Fijé mi vista en la televisión plasma que estaba frente a mí —una muy antigua —, la calidad no era tan buena. No podíamos conseguir un holoscreen porque su precio no estaba a nuestro alcance, pero nos conformábamos con lo que teníamos. En la pantalla un hombre trajeado daba su reporte.

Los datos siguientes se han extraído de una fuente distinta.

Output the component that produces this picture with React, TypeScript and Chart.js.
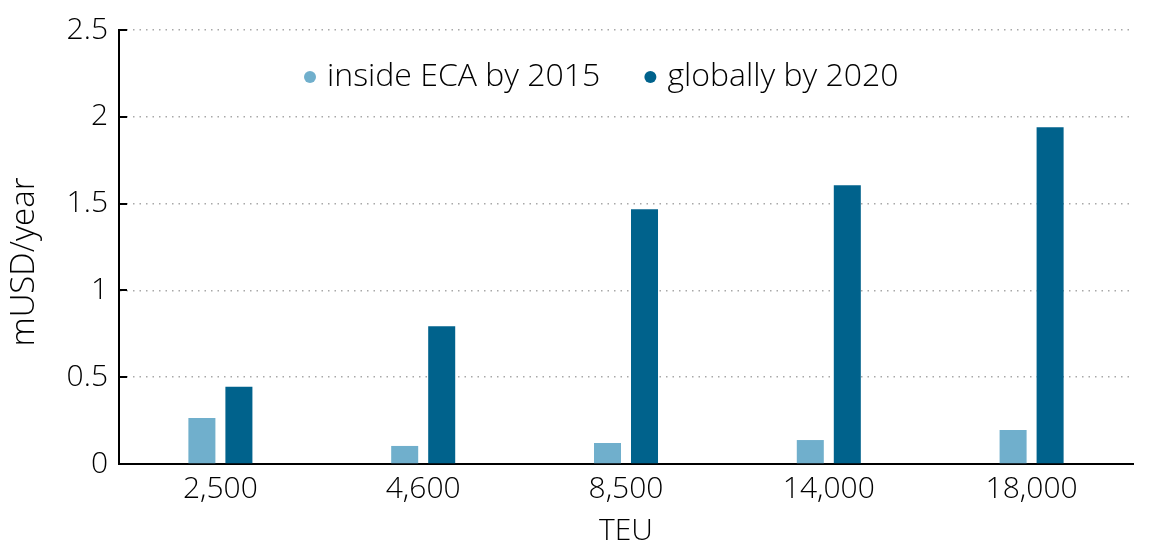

—La inmensidad del campo Cayuk es utilizada para la preparación de los ejércitos de Atenas, que volvieron ante sus entrenamientos renovados. Al parecer hubo un cambio ante la aparición de armas modificadas que fueron aumentadas con la intensión de lograr un efecto más potente capaz de destruir a los Spaxes. El comandante Logan Perkins ha informado sobre una técnica que estarán desarrollando en el campo de batalla, además asegurando que tienen un arma secreta, que podría darles ventaja ante las tropas de estos temibles extraterrestres.

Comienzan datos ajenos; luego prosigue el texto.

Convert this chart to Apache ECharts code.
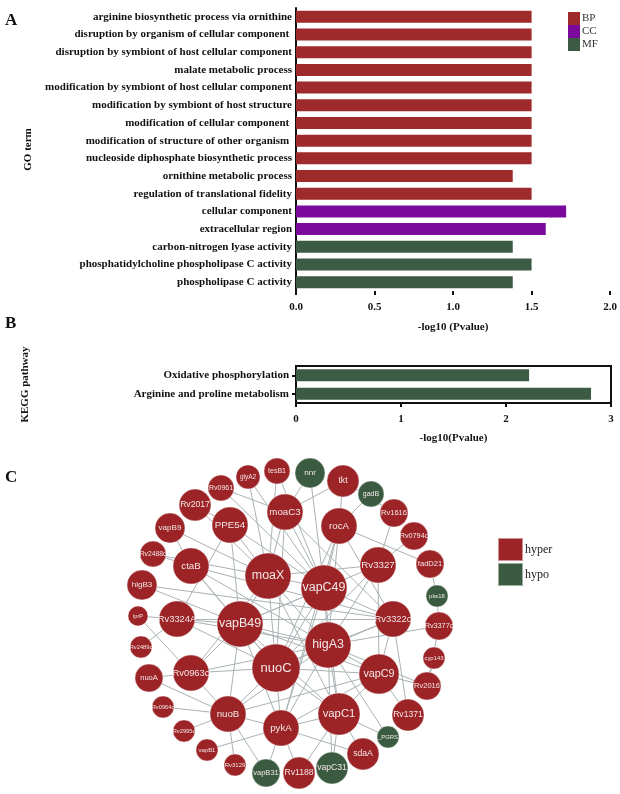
<!DOCTYPE html>
<html>
<head>
<meta charset="utf-8">
<script src="https://cdn.jsdelivr.net/npm/echarts@6/dist/echarts.min.js"></script>
<style>
  body { margin: 0; background: #fff; }
  #main { width: 620px; height: 794px; }
</style>
</head>
<body>
<div id="main"></div>
<script>
// A: GO enrichment
var goTerms = [
  'arginine biosynthetic process via ornithine',
  'disruption by organism of cellular component ',
  'disruption by symbiont of host cellular component',
  'malate metabolic process',
  'modification by symbiont of host cellular component',
  'modification by symbiont of host structure',
  'modification of cellular component ',
  'modification of structure of other organism ',
  'nucleoside diphosphate biosynthetic process',
  'ornithine metabolic process',
  'regulation of translational fidelity',
  'cellular component',
  'extracellular region',
  'carbon-nitrogen lyase activity',
  'phosphatidylcholine phospholipase C activity',
  'phospholipase C activity'
];
var goGroup = ['BP','BP','BP','BP','BP','BP','BP','BP','BP','BP','BP','CC','CC','MF','MF','MF'];
var goValues = [1.5, 1.5, 1.5, 1.5, 1.5, 1.5, 1.5, 1.5, 1.5, 1.38, 1.5, 1.72, 1.59, 1.38, 1.5, 1.38];
var goTicks = [0, 0.5, 1, 1.5, 2];

// B: KEGG
var keggPathways = ['Oxidative phosphorylation', 'Arginine and proline metabolism'];
var keggValues = [2.22, 2.81];

// C: network (layout coordinates as drawn in the figure)
var geneNames = ['glyA2','tesB1','nnr','tkt','gadB','Rv1616','Rv0794c','fadD21','pks18','Rv3377c',
  'cyp143','Rv2016','Rv1371','_PGRS','sdaA','vapC31','Rv1188','vapB31','Rv3129','vapB1',
  'Rv2995c','Rv0964c','nuoA','Rv2489c','lprP','higB3','Rv2488c','vapB9','Rv2017','Rv0961',
  'PPE54','moaC3','rocA','ctaB','moaX','vapC49','Rv3327','Rv3324A','vapB49','higA3',
  'Rv3322c','nuoC','Rv0963c','vapC9','nuoB','pykA','vapC1'];
var geneStatus = ['hyper','hyper','hypo','hyper','hypo','hyper','hyper','hyper','hypo','hyper',
  'hyper','hyper','hyper','hypo','hyper','hypo','hyper','hypo','hyper','hyper',
  'hyper','hyper','hyper','hyper','hyper','hyper','hyper','hyper','hyper','hyper',
  'hyper','hyper','hyper','hyper','hyper','hyper','hyper','hyper','hyper','hyper',
  'hyper','hyper','hyper','hyper','hyper','hyper','hyper'];
var geneDegree = [4,5,7,8,5,6,6,6,3,6,
  3,6,8,3,8,8,8,6,3,3,
  3,3,6,3,2,7,5,7,8,5,
  10,10,10,10,15,15,10,10,15,15,
  10,16,10,12,10,10,13];
var geneX = [248,277,310,343,371,394,414,430,437,439,
  434,427,408,388,363,332,299,266,235,207,
  184,163,149,141,138,142,153,170,195,221,
  230,285,339,191,268,324,378,177,240,328,
  393,276,191,379,228,281,339];
var geneY = [477,471,473,481,494,513,536,564,596,626,
  658,686,715,737,754,768,773,773,765,750,
  731,707,678,647,616,585,554,528,505,488,
  525,512,526,566,576,588,565,619,624,645,
  619,668,673,674,714,728,714];
var geneLinks = [
  ['glyA2','moaX'],['glyA2','vapC49'],['tesB1','moaX'],['tesB1','vapC49'],['nnr','moaC3'],['nnr','vapC49'],
  ['tkt','rocA'],['tkt','moaC3'],['tkt','Rv1616'],['gadB','rocA'],['Rv1616','Rv3327'],['Rv0794c','Rv3327'],
  ['rocA','fadD21'],['fadD21','pks18'],['pks18','Rv3377c'],['Rv3377c','higA3'],['Rv3377c','Rv2016'],
  ['cyp143','Rv2016'],['Rv2016','vapC9'],['Rv2016','higA3'],['Rv1371','vapC9'],['Rv1371','Rv3322c'],
  ['_PGRS','vapC1'],['_PGRS','higA3'],['sdaA','vapC1'],['sdaA','pykA'],['vapC31','vapC1'],['vapC31','higA3'],
  ['Rv1188','pykA'],['Rv1188','vapC1'],['vapB31','pykA'],['vapB31','nuoB'],['Rv3129','nuoB'],['vapB1','pykA'],
  ['Rv2995c','nuoB'],['Rv0964c','nuoB'],['nuoA','Rv0963c'],['nuoA','nuoB'],['Rv2489c','Rv3324A'],
  ['lprP','Rv0963c'],['lprP','Rv3324A'],['higB3','vapB49'],['higB3','Rv3322c'],['Rv2488c','ctaB'],
  ['Rv2488c','moaX'],['vapB9','moaX'],['vapB9','ctaB'],['Rv2017','moaX'],['Rv2017','PPE54'],
  ['Rv0961','moaC3'],['Rv0961','vapC49'],
  ['PPE54','moaX'],['PPE54','vapB49'],['PPE54','vapC49'],['PPE54','Rv3324A'],
  ['moaC3','moaX'],['moaC3','vapC49'],['moaC3','nuoC'],['moaC3','Rv3322c'],
  ['rocA','vapC49'],['rocA','higA3'],['rocA','Rv3322c'],['rocA','nuoC'],['rocA','pykA'],
  ['ctaB','vapB49'],['ctaB','nuoC'],['ctaB','higA3'],['ctaB','Rv3322c'],
  ['moaX','vapB49'],['moaX','nuoC'],['moaX','higA3'],['moaX','vapC49'],['moaX','vapC1'],['moaX','Rv3327'],['moaX','Rv0963c'],
  ['vapC49','vapB49'],['vapC49','higA3'],['vapC49','nuoC'],['vapC49','pykA'],['vapC49','vapC1'],['vapC49','Rv3322c'],
  ['Rv3327','higA3'],['Rv3327','vapB49'],['Rv3327','nuoC'],['Rv3327','vapC9'],
  ['Rv3324A','vapB49'],['Rv3324A','nuoC'],['Rv3324A','higA3'],['Rv3324A','Rv3322c'],
  ['vapB49','higA3'],['vapB49','nuoC'],['vapB49','nuoB'],['vapB49','vapC1'],['vapB49','vapC9'],['vapB49','pykA'],
  ['higA3','nuoC'],['higA3','vapC9'],['higA3','vapC1'],['higA3','pykA'],['higA3','nuoB'],['higA3','Rv3322c'],
  ['Rv3322c','vapC9'],['Rv3322c','nuoC'],
  ['nuoC','Rv0963c'],['nuoC','nuoB'],['nuoC','pykA'],['nuoC','vapC1'],['nuoC','vapC9'],
  ['Rv0963c','nuoB'],['Rv0963c','vapB49'],['Rv0963c','higA3'],
  ['vapC9','vapC1'],['vapC9','pykA'],['vapC9','nuoB'],['nuoB','pykA'],['pykA','vapC1']
];

var groupColors = { BP: '#9e2a2b', CC: '#7b0a9c', MF: '#3c5b44' };
var netColors = { hyper: '#9c2427', hypo: '#3a5b40' };
var serif = '"Liberation Serif", "Times New Roman", serif';

var chart = echarts.init(document.getElementById('main'));

// 每个分组一条系列，堆叠到同一位置
var goSeries = ['BP', 'CC', 'MF'].map(function (g) {
  return {
    name: g,
    type: 'bar',
    stack: 'go',
    xAxisIndex: 0,
    yAxisIndex: 0,
    barWidth: 12,
    itemStyle: { color: groupColors[g] },
    data: goValues.map(function (v, i) { return goGroup[i] === g ? v : '-'; })
  };
});

var nodes = geneNames.map(function (n, i) {
  var size = 16 + 2 * geneDegree[i];
  var fs = Math.max(5.5, Math.min(13, size * 0.27));
  if (n.length > 6) fs = Math.min(fs, size * 0.26);
  return {
    name: n,
    value: [geneX[i], geneY[i]],
    symbolSize: size,
    category: geneStatus[i] === 'hyper' ? 0 : 1,
    label: { fontSize: fs }
  };
});
var links = geneLinks.map(function (l) { return { source: l[0], target: l[1] }; });

chart.setOption({
  animation: false,
  backgroundColor: '#fff',
  graphic: [
    { type: 'text', left: 5, top: 12, style: { text: 'A', font: 'bold 17px ' + serif, fill: '#111' } },
    { type: 'text', left: 5, top: 315, style: { text: 'B', font: 'bold 17px ' + serif, fill: '#111' } },
    { type: 'text', left: 5, top: 469, style: { text: 'C', font: 'bold 17px ' + serif, fill: '#111' } }
  ],
  legend: [
    {
      data: ['BP', 'CC', 'MF'],
      orient: 'vertical', left: 563, top: 7,
      icon: 'rect', itemWidth: 12, itemHeight: 13, itemGap: 0,
      textStyle: { fontFamily: serif, fontSize: 11, color: '#333', padding: [0, 0, 0, -3] }
    },
    {
      data: ['hyper', 'hypo'],
      orient: 'vertical', left: 492, top: 532,
      icon: 'rect', itemWidth: 25, itemHeight: 23, itemGap: 0,
      textStyle: { fontFamily: serif, fontSize: 12, color: '#222', padding: [0, 0, 0, -3] }
    }
  ],
  grid: [
    { left: 296, top: 8, width: 315, height: 283 },
    { left: 296, top: 366, width: 315, height: 37, show: true, borderColor: '#111', borderWidth: 2 },
    { left: 0, top: 0, width: 620, height: 794 }
  ],
  xAxis: [
    {
      gridIndex: 0, type: 'value', min: goTicks[0], max: goTicks[goTicks.length - 1], interval: 0.5,
      name: '-log10 (Pvalue)', nameLocation: 'middle', nameGap: 31,
      nameTextStyle: { fontFamily: serif, fontWeight: 'bold', fontSize: 11, color: '#111' },
      axisLine: { lineStyle: { color: '#111', width: 2 } },
      axisTick: { show: true, length: 4, lineStyle: { color: '#111', width: 2 } },
      axisLabel: { fontFamily: serif, fontWeight: 'bold', fontSize: 11, color: '#111', margin: 11,
        formatter: function (v) { return v.toFixed(1); } },
      splitLine: { show: false }
    },
    {
      gridIndex: 1, type: 'value', min: 0, max: 3, interval: 1,
      name: '-log10(Pvalue)', nameLocation: 'middle', nameGap: 30,
      nameTextStyle: { fontFamily: serif, fontWeight: 'bold', fontSize: 11, color: '#111' },
      axisLine: { lineStyle: { color: '#111', width: 2 } },
      axisTick: { show: true, length: 4, lineStyle: { color: '#111', width: 2 } },
      axisLabel: { fontFamily: serif, fontWeight: 'bold', fontSize: 11, color: '#111', margin: 11 },
      splitLine: { show: false }
    },
    { gridIndex: 2, type: 'value', min: 0, max: 620, show: false }
  ],
  yAxis: [
    {
      gridIndex: 0, type: 'category', inverse: true, data: goTerms,
      name: 'GO term', nameLocation: 'middle', nameGap: 262, nameRotate: 90,
      nameTextStyle: { fontFamily: serif, fontWeight: 'bold', fontSize: 11, color: '#111' },
      axisLine: { lineStyle: { color: '#111', width: 2 } },
      axisTick: { show: false },
      axisLabel: { fontFamily: serif, fontWeight: 'bold', fontSize: 11, color: '#111', margin: 4 }
    },
    {
      gridIndex: 1, type: 'category', inverse: true, data: keggPathways,
      name: 'KEGG pathway', nameLocation: 'middle', nameGap: 265, nameRotate: 90,
      nameTextStyle: { fontFamily: serif, fontWeight: 'bold', fontSize: 11, color: '#111' },
      axisLine: { lineStyle: { color: '#111', width: 2 } },
      axisTick: { show: true, length: 4, alignWithLabel: true, lineStyle: { color: '#111', width: 2 } },
      axisLabel: { fontFamily: serif, fontWeight: 'bold', fontSize: 11, color: '#111', margin: 7 }
    },
    { gridIndex: 2, type: 'value', min: 0, max: 794, inverse: true, show: false }
  ],
  series: goSeries.concat([
    {
      name: 'KEGG',
      type: 'bar',
      xAxisIndex: 1, yAxisIndex: 1,
      barWidth: 12,
      itemStyle: { color: groupColors.MF },
      data: keggValues
    },
    {
      name: 'network',
      type: 'graph',
      coordinateSystem: 'cartesian2d',
      xAxisIndex: 2, yAxisIndex: 2,
      categories: [
        { name: 'hyper', itemStyle: { color: netColors.hyper } },
        { name: 'hypo', itemStyle: { color: netColors.hypo } }
      ],
      data: nodes,
      links: links,
      itemStyle: { borderColor: 'rgba(255,255,255,0.5)', borderWidth: 0.8 },
      lineStyle: { color: '#aab3b5', width: 1, opacity: 1 },
      label: { show: true, position: 'inside', color: '#f3e6e6', fontFamily: '"Liberation Sans", Arial, sans-serif' },
      emphasis: { disabled: true }
    }
  ])
});
</script>
</body>
</html>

Algunas imágenes de los enfrentamientos siguieron ante la información.
Rodé los ojos en respuesta a sus palabras.
Cuando tenía catorce años los Spaxes atacaron Brasil en donde murieron millones de personas intentando defenderse. Los Spaxes son seres que provienen de un planeta llamado Zur, sus defensas eran mucho más poderosas que la del ejército brasilero. Y como era de esperarse la intrusión aparcó en América central y norte América.
Aunque suene raro, aquella situación no me incomoda para nada. Después de que los extraterrestres tomaron todo el planeta, las autoridades corruptas cayeron, las curas para las enfermedades —que creíamos incurables— aparecieron. Mejorando así la vida de muchas personas. Pero no todas piensan como yo, hay quienes insisten que la tierra es solo nuestra. Una ideología absurda para mi gusto, ya que antes la descuidaban y la destruían. Personas que se esforzaban en vano.
Las cortinas casi transparentes revoloteaban sobre la ventana, anunciando así un fresquito de lluvia. Dejé a mamá acostada aun en el sofá y salí al patio para recoger las sábanas que estaban extendidas sobre el grueso hilo azul. Tarareé una canción mientras juntaba, en un vistazo observé a mi vecina de al lado, que con una taza en sus manos me controlaba con asco y temor.
Desde aquel momento de horror en la primaria los rumores acerca de la niña anormal que vio morir a su compañera, recorrieron por todo el pueblo, obteniendo así una extraordinaria preocupación de vecinos que me señalan como un monstruo. Aunque no saben toda la verdad. Nadie más que yo y mi madre.